Tú y yo y todos estos hombres somos Castilla. Si la ira de un rey puede arrancarnos de ella, no puede arrancar su amor de nuestro pecho. Allá donde el destino nos lleve, con nosotros irá, bendecida por nuestras armas. El rey Alfonso no puede tanto, Minaya. No impedirá que la gloria de estos desterrados sea gloria de Castilla (106).

El rey, como ya sabemos, perdona al Cid, tras la conquista de Valencia:

Me honro en adelante siendo de nuevo su señor. Y los castellanos y leoneses que quisieren añadirse al Cid, pueden hacerlo sin castigo, porque Ruy Díaz es otra vez mi vasallo y cuenta con el aprecio y el favor del rey (214).

Mi primer Cid,
Ramón G. Domínguez.

En Mi primer Cid (2007) se apostillan estas ideas positivas en torno a la figura de Rodrigo Díaz de Vivar quien «siempre ganaba todas las batallas y conseguía grandes riquezas». Aquí los Infantes de Carrión son puestos, por supuesto, en tela de juicio y, al afrentar a las hijas de Cid, son vengados por dos de sus caballeros quienes portan sus espadas míticas:

«¡No veáis el miedo que les  entró a los dos infantes cuando vieron las famosas espadas del Cid Campeador amenazándoles! ¡Salieron huyendo como conejos!». Por supuesto el honor de sus hijas queda limpio y «Las dos volvieron a casarse, esta vez nada menos que con los príncipes de Aragón y de Navarra.
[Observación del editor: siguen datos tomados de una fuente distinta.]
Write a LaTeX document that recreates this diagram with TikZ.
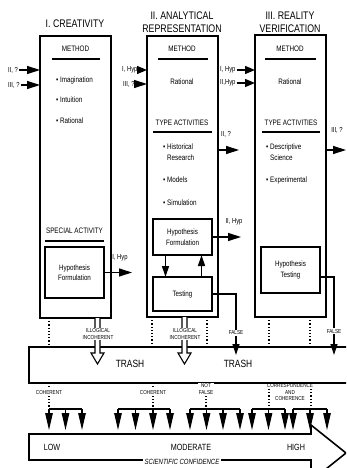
\documentclass[tikz,border=0pt]{standalone}
\usepackage{fontspec}
\setmainfont{Liberation Sans}[FakeStretch=0.8]
\usetikzlibrary{arrows.meta}
\begin{document}
\begin{tikzpicture}[x=1pt,y=-1pt,
  colbox/.style={draw, line width=1.5pt, anchor=north west, inner sep=0pt, outer sep=0pt},
  inbox/.style={draw, line width=1.3pt, anchor=north west, inner sep=0pt, outer sep=0pt, align=center, font=\fontsize{7.8}{10.5}\selectfont},
  ttl/.style={font=\fontsize{11}{13}\selectfont, inner sep=0pt},
  hdg/.style={font=\fontsize{7.9}{9}\selectfont, inner sep=0pt},
  body/.style={font=\fontsize{7.9}{11}\selectfont, inner sep=0pt, align=left},
  lbl/.style={font=\fontsize{7.3}{8}\selectfont, inner sep=0pt},
  tiny/.style={font=\fontsize{5.8}{6.5}\selectfont, inner sep=0.6pt, align=center},
  trashtxt/.style={font=\fontsize{10.5}{11}\selectfont, inner sep=0pt},
  conf/.style={font=\fontsize{9}{10}\selectfont, inner sep=0pt},
  uline/.style={line width=1.9pt},
  harrow/.style={line width=1.3pt, -{Triangle[length=13pt,width=8pt]}},
  sharrow/.style={line width=1.3pt, -{Triangle[length=10pt,width=8pt]}},
  varrow/.style={line width=1.3pt, -{Triangle[length=11pt,width=7pt]}},
  tri/.style={line width=1.1pt, -{Triangle[length=17pt,width=7.5pt]}},
  dotline/.style={line width=1.1pt, dash pattern=on 1.2pt off 2pt},
  hollow/.style={line width=1.1pt, fill=white, line join=miter},
]
\useasboundingbox (0,0) rectangle (346,468);
\fill[white] (0,0) rectangle (346,468);
\clip (0,0) rectangle (346,468);

% ---------- titles ----------
\node[ttl] (t1) at (75,24) {I. CREATIVITY};
\node[ttl, align=center] (t2) at (182,22.5) {II. ANALYTICAL\\REPRESENTATION};
\node[ttl, align=center] (t3) at (290,22.5) {III. REALITY\\VERIFICATION};

% ---------- column boxes ----------
\node[colbox, minimum width=71pt, minimum height=282pt] (c1) at (40,36) {};
\node[colbox, minimum width=71pt, minimum height=281pt] (c2) at (147,36) {};
\node[colbox, minimum width=71pt, minimum height=282pt] (c3) at (255,35) {};

% ---------- column 1 ----------
\node[hdg] (m1) at (75.5,49) {METHOD};
\draw[uline] (52,59) -- (100,59);
\node[body, anchor=west] (i1) at (56,80) {• Imagination};
\node[body, anchor=west] (i2) at (56,100) {• Intuition};
\node[body, anchor=west] (i3) at (56,121) {• Rational};
\node[hdg] (s1) at (74.5,231) {SPECIAL ACTIVITY};
\draw[uline] (45,241) -- (104,241);
\node[inbox, minimum width=59pt, minimum height=51pt] (hf1) at (45,247) {Hypothesis\\Formulation};

\node[lbl, anchor=west] (l1a) at (8,70) {II, ?};
\node[lbl, anchor=west] (l1b) at (8,85) {III, ?};
\draw[harrow] ([xshift=1pt]l1a.east) -- (c1.west |- l1a.east);
\draw[harrow] ([xshift=1pt]l1b.east) -- (c1.west |- l1b.east);

\coordinate (o1) at (132,272.5);
\draw[harrow] (hf1.east) -- (o1);
\node[lbl] (lo1) at (120,258) {I, Hyp};

% ---------- column 2 ----------
\node[hdg] (m2) at (182,49) {METHOD};
\draw[uline] (158,59) -- (208,59);
\node[body] (r2) at (182,82) {Rational};
\node[hdg] (ta2) at (182,123) {TYPE ACTIVITIES};
\draw[uline] (153,132) -- (212,132);
\node[body, anchor=west] (h2) at (163,152.5) {• Historical\\\phantom{• }Research};
\node[body, anchor=west] (mo2) at (163,180) {• Models};
\node[body, anchor=west] (si2) at (163,203) {• Simulation};
\node[inbox, minimum width=59pt, minimum height=36pt] (hf2) at (153,219) {Hypothesis\\Formulation};
\node[inbox, minimum width=59pt, minimum height=34pt] (te2) at (153,277) {Testing};
\draw[varrow] ([xshift=-17pt]hf2.south) -- ([xshift=-17pt]te2.north);
\draw[varrow] ([xshift=19pt]te2.north) -- ([xshift=19pt]hf2.south);

\node[lbl, anchor=west] (l2a) at (122,70) {I, Hyp};
\node[lbl, anchor=west] (l2b) at (123,84) {III, ?};
\draw[sharrow] (l2a.east) -- (c2.west |- l2a.east);
\draw[harrow] ([xshift=1pt]l2b.east) -- (c2.west |- l2b.east);

\coordinate (o2a) at (239,150);
\draw[harrow] (c2.east |- o2a) -- (o2a);
\node[lbl] (lo2a) at (226,134) {II, ?};
\coordinate (o2b) at (241,237);
\draw[harrow] (hf2.east) -- (o2b);
\node[lbl] (lo2b) at (234,222) {II, Hyp};

% ---------- column 3 ----------
\node[hdg] (m3) at (290,49) {METHOD};
\draw[uline] (265,59) -- (316,59);
\node[body] (r3) at (290,82) {Rational};
\node[hdg] (ta3) at (291,123) {TYPE ACTIVITIES};
\draw[uline] (262,132) -- (320,132);
\node[body, anchor=west] (d3) at (266,152.5) {• Descriptive\\\phantom{• }Science};
\node[body, anchor=west] (e3) at (266,180) {• Experimental};
\node[inbox, minimum width=59pt, minimum height=46pt] (ht3) at (261,247) {Hypothesis\\Testing};

\node[lbl, anchor=west] (l3a) at (220,70) {I, Hyp};
\node[lbl, anchor=west] (l3b) at (220,83) {II,Hyp};
\draw[sharrow] ([xshift=1pt]l3a.east) -- (c3.west |- l3a.east);
\draw[sharrow] ([xshift=1pt]l3b.east) -- (c3.west |- l3b.east);

\coordinate (o3) at (346,150);
\draw[harrow] (c3.east |- o3) -- (o3);
\node[lbl] (lo3) at (337,130) {III, ?};

% ---------- trash ----------
\node[draw, line width=1.6pt, anchor=north west, inner sep=0pt, outer sep=0pt,
      minimum width=330pt, minimum height=36pt] (tr) at (29,347) {};
\node[trashtxt] (tx1) at (130,364) {TRASH};
\node[trashtxt] (tx2) at (238,364) {TRASH};

% dotted lines to trash
\draw[dotline] ([xshift=-26.5pt]c1.south) -- ([xshift=-26.5pt]c1.south |- tr.north);
\draw[dotline] ([xshift=-30.5pt]c2.south) -- ([xshift=-30.5pt]c2.south |- tr.north);
\draw[dotline] ([xshift=24.5pt]c2.south) -- ([xshift=24.5pt]c2.south |- tr.north);
\draw[dotline] ([xshift=-21.5pt]c3.south) -- ([xshift=-21.5pt]c3.south |- tr.north);
\draw[dotline] ([xshift=19.5pt]c3.south) -- ([xshift=19.5pt]c3.south |- tr.north);

% hollow arrows (illogical / incoherent)
\draw[hollow] ([xshift=19.5pt]c1.south) -- ++(0,35) -- ++(-4,0) -- ++(6.5,11) -- ++(6.5,-11) -- ++(-4,0) -- ++(0,-35);
\draw[hollow] ([xshift=-0.5pt]c2.south) -- ++(0,36) -- ++(-4,0) -- ++(6.5,11) -- ++(6.5,-11) -- ++(-4,0) -- ++(0,-36);
\node[tiny, fill=white] (il1) at (98,334) {ILLOGICAL\\INCOHERENT};
\node[tiny, fill=white] (il2) at (185,334) {ILLOGICAL\\INCOHERENT};

% false lines
\coordinate (f2) at (236,355);
\draw[varrow] (te2.east) -| (f2);
\node[tiny, fill=white] (fl2) at (236,333) {FALSE};
\coordinate (f3) at (334,355);
\draw[varrow] ([yshift=-7pt]ht3.east) -| (f3);
\node[tiny, fill=white] (fl3) at (334,331) {FALSE};

% ---------- confidence arrow ----------
\draw[line width=1.6pt, line join=miter] (29,434) -- (311,434) -- (311,425) -- (346,453) -- (311,481) -- (311,460) -- (29,460) -- cycle;
\node[conf] (low) at (52,447) {LOW};
\node[conf] (mod) at (191,447) {MODERATE};
\node[conf] (hig) at (296,447) {HIGH};
\node[conf, font=\fontsize{7.5}{9}\selectfont\itshape, fill=white, inner sep=1.5pt] (sc) at (182,462) {SCIENTIFIC CONFIDENCE};

% ---------- paths from trash to confidence ----------
\draw[dotline] (49,383) -- (49,409);
\draw[dotline] (153,383) -- (153,409);
\draw[dotline] (206,383) -- (206,409);
\draw[dotline] (269,389) -- (269,409);
\draw[dotline] (311,389) -- (311,409);
\node[tiny, fill=white] (co1) at (49,392) {COHERENT};
\node[tiny, fill=white] (co2) at (153,392) {COHERENT};
\node[tiny, fill=white] (nf) at (206,389) {NOT\\FALSE};
\node[tiny] (cc) at (290,392) {CORRESPONDENCE\\AND\\COHERENCE};

\draw[line width=1.2pt] (49,409) -- (82,409);
\draw[line width=1.2pt] (118,409) -- (170,409);
\draw[line width=1.2pt] (190,409) -- (240,409);
\draw[line width=1.2pt] (252,409) -- (285,409);
\draw[line width=1.2pt] (293,409) -- (327,409);
\foreach \x in {49,65.5,82, 118,135.5,153,170, 190,206.5,223,240, 252,268.5,285, 293,310,327}{
  \draw[tri] (\x,409) -- (\x,430);
}
\end{tikzpicture}
\end{document}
Y el gran Cid Campeador murió feliz con el perdón de su Rey y la felicidad de sus hijas» (s. p).

Y hablando de las hijas del Cid, en Mío Cid. Recuerdos de mi padre (2006), doña Cristina −la Elvira del Cantar− recuerda los principales hechos del Cid. Destaca, por su originalidad, ver cómo se siente esta mujer, humillada por su marido, uno de los Infantes de Carrión quienes se muestran altaneros hasta el final:

Nos debimos de casar con hijas de reyes o de emperadores, no eran de nuestro linaje las hijas de un infanzón. Una vez en nuestra tierras ¿a quién podíamos  presentarlas sin avergonzarnos? Hemos ejercido nuestro derecho al dejarlas. Eran ellas las que nos estaban deshonrando (127).

El Cid contado a los niños,
Rosa Navarro Durán.

Muchos más son los textos, destinados a niños y jóvenes que hablan del Cid. Cabría citar, por último, a Rosa Navarro Durán que nos ofrece El Cid contado a los niños (2007), que realizó con motivo de VIII Centenario del Cantar y que se estructura en los tres cantares originales del manuscrito de juglar, aunque con las adaptaciones oportunas para que el texto llegue al niño y al joven de una manera directa, enriquecida y sin perder ni un ápice de calidad. Después, tal vez los jóvenes, ya maduros de lecturas, estarán preparados para leer, si no el Cantar entero, al menos alguna de las muchas versiones que podemos encontrar como, por ejemplo, la versión de El Cantar de Mio Cid (2007), a cargo de Salvador Bataller, en Algar Editorial. Larga vida al Cid. Sin duda aún le esperan muchos lances y aventuras.

Bibliografía

  • AGUIRRE BELLVER, Joaquín (1989), El Juglar del Cid, León, Everest.
  • BARCELÓ, Elia (2007), Cordeluna, Barcelona, Edebé. Cantar de Mio Cid (2007), versión de Salvador Bataller, Alzira, Algar.
  • GARCÍA DOMÍNGUEZ, Ramón (2007), Mi primer Cid, Madrid, Anaya.
  • MOLINA LLORENTE, María Isabel (1983), Así van leyes donde quieren reyes, Barcelona, Noguer.
  • MOLINA LLORENTE, María Isabel (2006), Mío Cid. Recuerdos de mi padre, Barcelona, Santillana.
  • NAVARRO DURÁN, Rosa (2007), El Cid contado para niños, Barcelona, Edebé.
  • OLAIZOLA, José Luis (1997), El vendedor de noticias, Madrid, Espasa-Calpe.
  • SÁIZ RIPOLL, Anabel (2016), Tiempo de juglares, Colombia, Enlace.